Does the Federal Bureau of Prisons show mugshots?

The BOP inmate locator is mainly for locating federal inmates and checking federal custody information. It may not work like a public mugshot gallery, so users should focus on the inmate number, custody location, and release information.

How do I verify charges listed beside an arrest photo?

Use court records. Booking charges can change after the arrest. Court records can show filings, amended charges, plea status, sentencing, dismissal, or other case outcomes.

Can I use VINELink for prison mugshot searches?

VINELink is better for custody status and notifications than photo browsing. Use it when you need release alerts, transfer updates, or custody status in participating jurisdictions.

Are third-party prison mugshot websites accurate?

They can be incomplete or outdated. Some copy old photos and do not update release or court outcomes. Always compare third-party pages with official jail, prison, and court records.

Can I request old federal prison records?

For older federal prison records, USA.gov and the National Archives may help. For certain federal Bureau of Prisons records, the BOP FOIA page explains request options and identity verification requirements.

Do prison mugshots prove someone was convicted?

No. A mugshot or inmate photo is not by itself proof of guilt or final conviction. Always use court records to verify case outcome, sentencing, dismissal, or amended charges.

📝 Editorial note

Important disclaimer for prison mugshots and inmate-record searches

This guide is an independent public-records navigation resource.
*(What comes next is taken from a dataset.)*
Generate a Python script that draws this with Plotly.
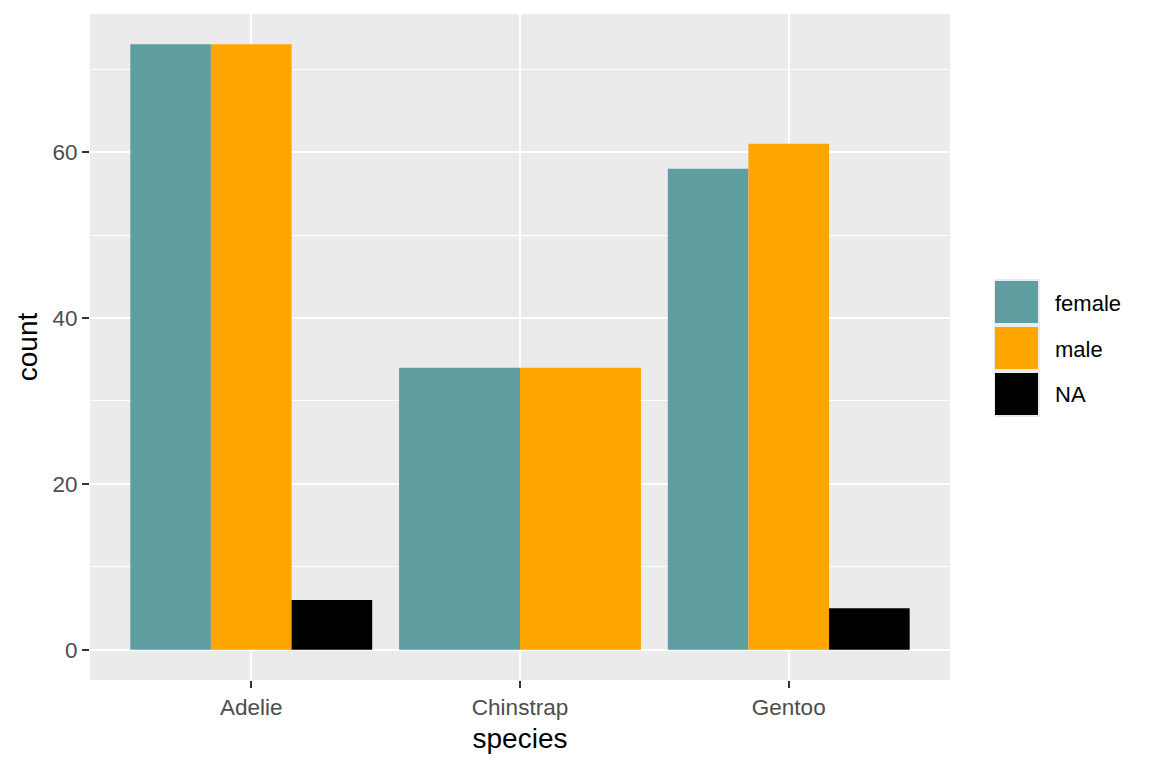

It is not affiliated with USA.gov, the Federal Bureau of Prisons, any state Department of Corrections, any jail, prison, court, sheriff’s office, law-enforcement agency, or government office.

Arrest records, inmate records, and mugshots may be public in many situations, but availability, update timing, data accuracy, and access rules can change. All individuals are presumed innocent unless proven guilty in a court of law. Always verify the latest information directly with official prison, jail, court, or legal-help sources before taking action.